To give a flavour of the amount of work required to do the simplest things in assembly language, below are two subroutines to read the colour of a pixel from the screen on a PC (in 80x86) and an Amiga (in 68000). Such direct access to the hardware is reserved for the operating system these days, but when writing games we often chose to switch off the operating system and use our own low-level interrupt, keyboard, joystick, mouse, disk, sound, and display handling to improve performance and increase the available working memory.

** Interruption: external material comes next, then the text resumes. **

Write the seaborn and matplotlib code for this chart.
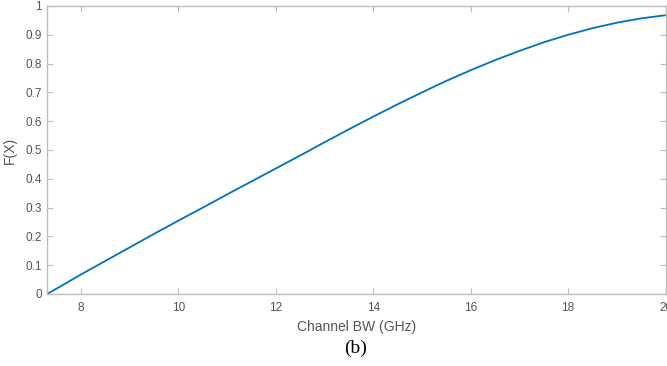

| Intel 80x86 Assembly (PC) | Motorola 68000 Assembly (Amiga) |
|---|---|
PROC _host_readpixel
;
; short host_readpixel(Icon *icon, short x,y)
;
; returns colour no. of pixel at x,y
; or -1 if bounds error or bad icon
;
ARG arg_icon:PTR Icon,arg_x:WORD,arg_y:WORD
entry
;
lds si,[arg_icon]
mov ax,ds
or ax,si
je @@fail
;
mov ax,[arg_y]
cmp ax,[(Icon ds:si).height]
jae @@fail
;
mov bx,[arg_x]
cmp bx,[(Icon ds:si).width]
jae @@fail
;
;y component = y * bytesperrow
mov dl,[(Icon ds:si).bytesperrow]
xor dh,dh
mul dx
;x component = x div 8
mov cl,bl ;keep copy of arg_x lo
shr bx,1
shr bx,1
shr bx,1
add bx,ax ;merge x and y components
;prepare byte mask
and cl,7
mov ah,80h
shr ah,cl
;for each plane
mov cl,[(Icon ds:si).planes]
xor ch,ch
xor al,al ;build colour info in al
mov dl,01h
@@nxtplane:
les di,[(Icon ds:si).image] ;get plane bitmap adrs
add si,4 ;fudge icon to next plane ptr
add di,bx ;add offset
;is pixel set?
test [BYTE es:di],ah
jz @@notset
or al,dl
@@notset:
shl dl,1
loop @@nxtplane
;
xor ah,ah
@@done:
;return colour no. in ax
exit
@@fail:
mov ax,0FFFFh
;return -1 if failed
jmp @@done
ENDP _host_readpixel
|
_host_readpixel
;
; short host_readpixel(Icon *icon, short x,y);
;
; returns colour no. of pixel at x,y
; or -1 if bounds error or bad icon
;
move.l 4(sp),a0
move.l 8(sp),d0
move.l 12(sp),d1
movem.l LC_REGS,-(sp)
move.l a0,a4
move.l a0,d2
beq .badicon
;bound check x,y
cmp.w ic_width(a4),d0
beq .badicon
bhi .badicon
cmp.w ic_height(a4),d1
beq .badicon
bhi .badicon
;bytesperrow = ((icon->width + 15) >> 4) << 1
moveq #0,d2
move.w ic_width(a4),d2
add.w #15,d2
lsr.w #4,d2
asl.w #1,d2
;planesize = icon->height * bytesperrow
move.l d2,d3
mulu ic_height(a4),d3
;calc adrs of plane#0 byte
move.l ic_image(a4),a0
mulu d2,d1 ;y * bytesperrow
add.l d1,a0
move.l d0,d1
lsr.w #3,d1 ;x div 8
add.l d1,a0
;pixelnum = x mod 8
and.w #7,d0
eor.b #7,d0
;take a pixel from each plane to build colour byte
moveq #0,d1
moveq #0,d4
move.b ic_planes(a4),d4
subq.w #1,d4 ;for dbf loop
.nxtplane
moveq #0,d5
btst.b d0,(a0)
beq.s .wasclr
not.b d5
.wasclr
lsr.b d5
roxr.b d1
;advance to next plane
add.l d3,a0
dbf d4,.nxtplane
;rgt align the bit sequence
move.w d1,d0
moveq #8,d1
sub.b ic_planes(a4),d1
lsr.b d1,d0
movem.l (sp)+,LC_REGS
rts
;
.badicon
move.l #-1,d0
movem.l (sp)+,LC_REGS
rts
|
I count myself lucky to have been an undergraduate student of Computing Science between 1981-1985 at the height of one of the most exciting periods in computing: home microcomputers, colour graphics, sound, joysticks, mice, PC, Apple Mac, Inmos Transputer (Bristol based), the Fifth Generation project, Prolog (Bristol again), Unix and C, and, of course, the birth of the computer games industry. Although I have long since left the games industry I frequently bump into other reformed games programmers around the world - most recently in Silicon Valley at the IEEE Big Data Conference. This leads me to suspect that, apart from the more obvious legacy of those times - a booming UK-based games industry, a booming UK CG/animation industry (Bristol again), degrees in computer games development, etc., there remains a more subtle legacy in the form of people with "a very particular set of skills", fellow alumni, from the (now) retro games industry.
This page is dedicated to the memory of our good friends Kevin Oliver, the namesake of Redhawk's alter ego, and Carl Cropley, our graphic artist.